Set task:
Work through the data below and give the number of lines holding "React", nothing more.

Recorded information:
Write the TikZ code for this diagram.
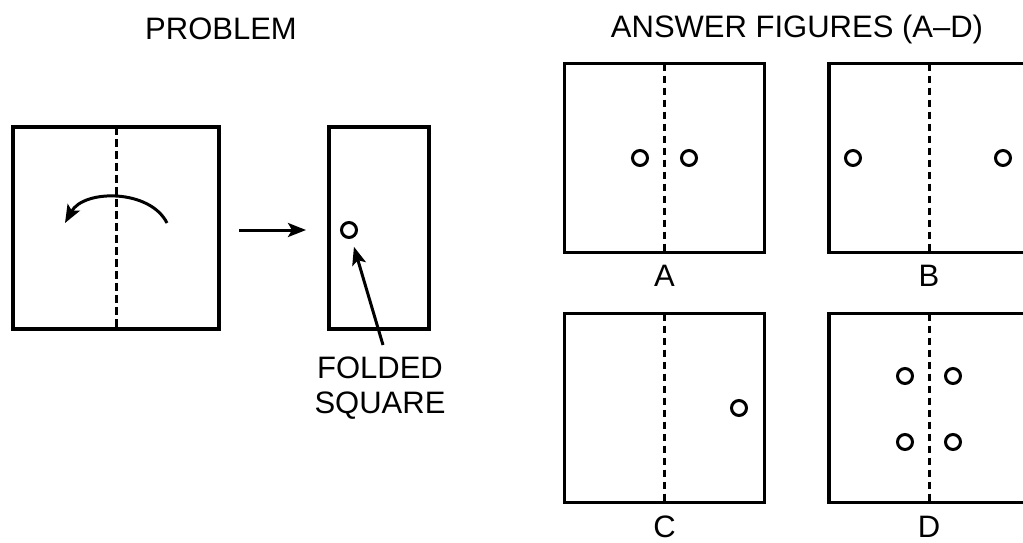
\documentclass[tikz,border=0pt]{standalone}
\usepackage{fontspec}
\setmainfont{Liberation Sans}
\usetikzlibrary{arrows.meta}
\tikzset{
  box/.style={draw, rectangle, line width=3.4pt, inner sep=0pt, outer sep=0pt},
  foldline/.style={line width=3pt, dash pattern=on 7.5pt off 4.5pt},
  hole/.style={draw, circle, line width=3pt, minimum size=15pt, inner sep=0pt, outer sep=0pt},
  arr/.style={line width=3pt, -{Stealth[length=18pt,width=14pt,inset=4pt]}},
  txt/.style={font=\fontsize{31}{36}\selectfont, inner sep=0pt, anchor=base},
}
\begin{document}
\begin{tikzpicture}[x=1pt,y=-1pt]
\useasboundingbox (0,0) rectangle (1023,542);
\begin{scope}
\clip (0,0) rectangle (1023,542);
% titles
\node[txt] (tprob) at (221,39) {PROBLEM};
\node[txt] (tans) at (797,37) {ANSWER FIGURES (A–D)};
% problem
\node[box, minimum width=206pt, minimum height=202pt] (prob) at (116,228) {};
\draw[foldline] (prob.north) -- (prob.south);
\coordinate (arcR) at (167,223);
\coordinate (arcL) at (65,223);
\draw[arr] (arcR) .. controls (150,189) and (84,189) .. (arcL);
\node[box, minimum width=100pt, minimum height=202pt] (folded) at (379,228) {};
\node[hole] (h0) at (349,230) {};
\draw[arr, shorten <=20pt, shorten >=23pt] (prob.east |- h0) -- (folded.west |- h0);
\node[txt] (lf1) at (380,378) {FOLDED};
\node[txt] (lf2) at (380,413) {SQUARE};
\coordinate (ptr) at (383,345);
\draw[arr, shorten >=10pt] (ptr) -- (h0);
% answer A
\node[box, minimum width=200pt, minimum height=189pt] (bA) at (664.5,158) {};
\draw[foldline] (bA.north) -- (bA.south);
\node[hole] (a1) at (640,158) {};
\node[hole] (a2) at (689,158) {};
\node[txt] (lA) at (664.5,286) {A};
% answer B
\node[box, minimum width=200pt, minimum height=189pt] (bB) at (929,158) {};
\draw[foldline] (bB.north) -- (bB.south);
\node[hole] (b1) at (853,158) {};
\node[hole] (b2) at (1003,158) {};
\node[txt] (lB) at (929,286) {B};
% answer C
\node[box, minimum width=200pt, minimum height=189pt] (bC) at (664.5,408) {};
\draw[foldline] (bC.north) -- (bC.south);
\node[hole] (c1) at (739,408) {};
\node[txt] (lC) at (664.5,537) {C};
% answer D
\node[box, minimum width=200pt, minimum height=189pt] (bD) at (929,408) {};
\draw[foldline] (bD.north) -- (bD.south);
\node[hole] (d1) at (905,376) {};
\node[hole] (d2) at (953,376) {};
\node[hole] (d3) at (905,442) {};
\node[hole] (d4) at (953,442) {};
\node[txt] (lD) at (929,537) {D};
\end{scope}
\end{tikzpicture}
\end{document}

* * *

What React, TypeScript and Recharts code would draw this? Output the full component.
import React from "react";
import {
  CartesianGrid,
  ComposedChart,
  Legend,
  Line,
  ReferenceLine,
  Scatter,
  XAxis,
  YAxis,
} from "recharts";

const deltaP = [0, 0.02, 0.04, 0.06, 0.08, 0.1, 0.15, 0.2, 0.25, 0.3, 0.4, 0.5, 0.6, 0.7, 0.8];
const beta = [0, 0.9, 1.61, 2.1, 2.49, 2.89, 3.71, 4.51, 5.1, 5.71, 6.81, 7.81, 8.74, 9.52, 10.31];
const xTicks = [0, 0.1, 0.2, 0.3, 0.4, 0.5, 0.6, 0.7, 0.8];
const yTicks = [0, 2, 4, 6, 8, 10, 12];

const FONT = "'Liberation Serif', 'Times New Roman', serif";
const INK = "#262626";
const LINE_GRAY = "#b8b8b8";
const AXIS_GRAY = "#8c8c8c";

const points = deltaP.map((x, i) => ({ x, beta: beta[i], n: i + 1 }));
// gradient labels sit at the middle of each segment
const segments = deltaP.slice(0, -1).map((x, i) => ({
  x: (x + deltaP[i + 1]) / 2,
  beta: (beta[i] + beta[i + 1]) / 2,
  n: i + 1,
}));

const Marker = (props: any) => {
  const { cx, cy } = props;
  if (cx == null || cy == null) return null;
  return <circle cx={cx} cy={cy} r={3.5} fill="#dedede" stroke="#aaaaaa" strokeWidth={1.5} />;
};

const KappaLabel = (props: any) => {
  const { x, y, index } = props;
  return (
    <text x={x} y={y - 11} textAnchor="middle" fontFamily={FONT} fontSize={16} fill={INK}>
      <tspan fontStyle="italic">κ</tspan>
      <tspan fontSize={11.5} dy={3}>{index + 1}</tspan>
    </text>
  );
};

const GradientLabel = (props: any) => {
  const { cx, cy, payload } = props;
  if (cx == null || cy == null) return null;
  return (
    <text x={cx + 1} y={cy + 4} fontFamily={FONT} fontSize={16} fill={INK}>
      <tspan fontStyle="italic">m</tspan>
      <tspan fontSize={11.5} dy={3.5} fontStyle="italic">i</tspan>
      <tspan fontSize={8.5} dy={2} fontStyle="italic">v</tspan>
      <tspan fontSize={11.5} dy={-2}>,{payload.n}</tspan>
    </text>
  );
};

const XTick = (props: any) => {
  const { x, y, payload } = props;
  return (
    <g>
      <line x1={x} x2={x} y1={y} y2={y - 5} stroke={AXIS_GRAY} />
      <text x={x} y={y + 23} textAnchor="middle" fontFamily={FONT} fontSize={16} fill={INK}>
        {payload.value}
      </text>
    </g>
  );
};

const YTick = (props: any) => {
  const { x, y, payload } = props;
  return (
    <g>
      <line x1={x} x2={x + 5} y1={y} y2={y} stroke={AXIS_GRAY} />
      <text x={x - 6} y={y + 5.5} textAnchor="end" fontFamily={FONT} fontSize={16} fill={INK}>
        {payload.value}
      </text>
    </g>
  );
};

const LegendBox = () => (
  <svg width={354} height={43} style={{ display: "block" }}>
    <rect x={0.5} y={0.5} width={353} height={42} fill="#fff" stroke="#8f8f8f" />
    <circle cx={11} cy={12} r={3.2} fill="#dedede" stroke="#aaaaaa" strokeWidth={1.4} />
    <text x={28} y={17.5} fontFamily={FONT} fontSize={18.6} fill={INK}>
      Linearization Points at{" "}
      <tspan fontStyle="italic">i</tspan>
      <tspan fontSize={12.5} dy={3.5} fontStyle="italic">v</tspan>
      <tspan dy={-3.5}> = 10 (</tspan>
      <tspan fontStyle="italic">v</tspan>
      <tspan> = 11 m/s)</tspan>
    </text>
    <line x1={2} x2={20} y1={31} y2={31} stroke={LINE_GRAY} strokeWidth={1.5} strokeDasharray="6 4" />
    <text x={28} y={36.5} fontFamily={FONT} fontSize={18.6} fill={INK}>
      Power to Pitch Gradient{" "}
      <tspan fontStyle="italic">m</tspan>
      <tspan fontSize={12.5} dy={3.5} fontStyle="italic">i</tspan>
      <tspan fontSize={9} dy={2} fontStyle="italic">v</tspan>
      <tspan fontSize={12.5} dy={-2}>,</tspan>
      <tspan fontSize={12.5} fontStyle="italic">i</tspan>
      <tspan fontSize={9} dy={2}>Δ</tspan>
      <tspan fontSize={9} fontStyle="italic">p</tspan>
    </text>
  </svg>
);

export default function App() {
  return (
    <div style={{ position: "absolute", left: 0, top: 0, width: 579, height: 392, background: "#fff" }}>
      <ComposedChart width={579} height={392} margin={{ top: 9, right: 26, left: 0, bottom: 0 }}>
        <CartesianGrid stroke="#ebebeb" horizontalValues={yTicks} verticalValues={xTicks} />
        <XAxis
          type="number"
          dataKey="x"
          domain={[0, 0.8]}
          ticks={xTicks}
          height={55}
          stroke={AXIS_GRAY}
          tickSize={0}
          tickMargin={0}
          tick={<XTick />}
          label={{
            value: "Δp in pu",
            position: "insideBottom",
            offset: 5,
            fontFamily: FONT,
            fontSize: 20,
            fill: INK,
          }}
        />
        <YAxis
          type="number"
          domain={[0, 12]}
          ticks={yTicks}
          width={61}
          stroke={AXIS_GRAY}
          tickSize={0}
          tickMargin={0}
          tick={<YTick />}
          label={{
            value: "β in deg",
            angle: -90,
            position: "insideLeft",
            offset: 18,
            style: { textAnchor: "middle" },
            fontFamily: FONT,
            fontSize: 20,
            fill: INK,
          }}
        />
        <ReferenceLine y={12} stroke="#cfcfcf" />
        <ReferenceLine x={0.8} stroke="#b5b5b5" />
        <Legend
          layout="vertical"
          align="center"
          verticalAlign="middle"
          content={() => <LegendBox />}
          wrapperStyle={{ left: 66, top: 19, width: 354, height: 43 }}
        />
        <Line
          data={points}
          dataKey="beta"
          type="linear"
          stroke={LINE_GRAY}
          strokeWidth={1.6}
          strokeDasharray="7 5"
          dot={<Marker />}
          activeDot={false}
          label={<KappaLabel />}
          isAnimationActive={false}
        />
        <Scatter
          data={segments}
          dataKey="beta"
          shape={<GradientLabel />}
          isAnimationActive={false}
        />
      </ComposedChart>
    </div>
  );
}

Result for this exercise:
2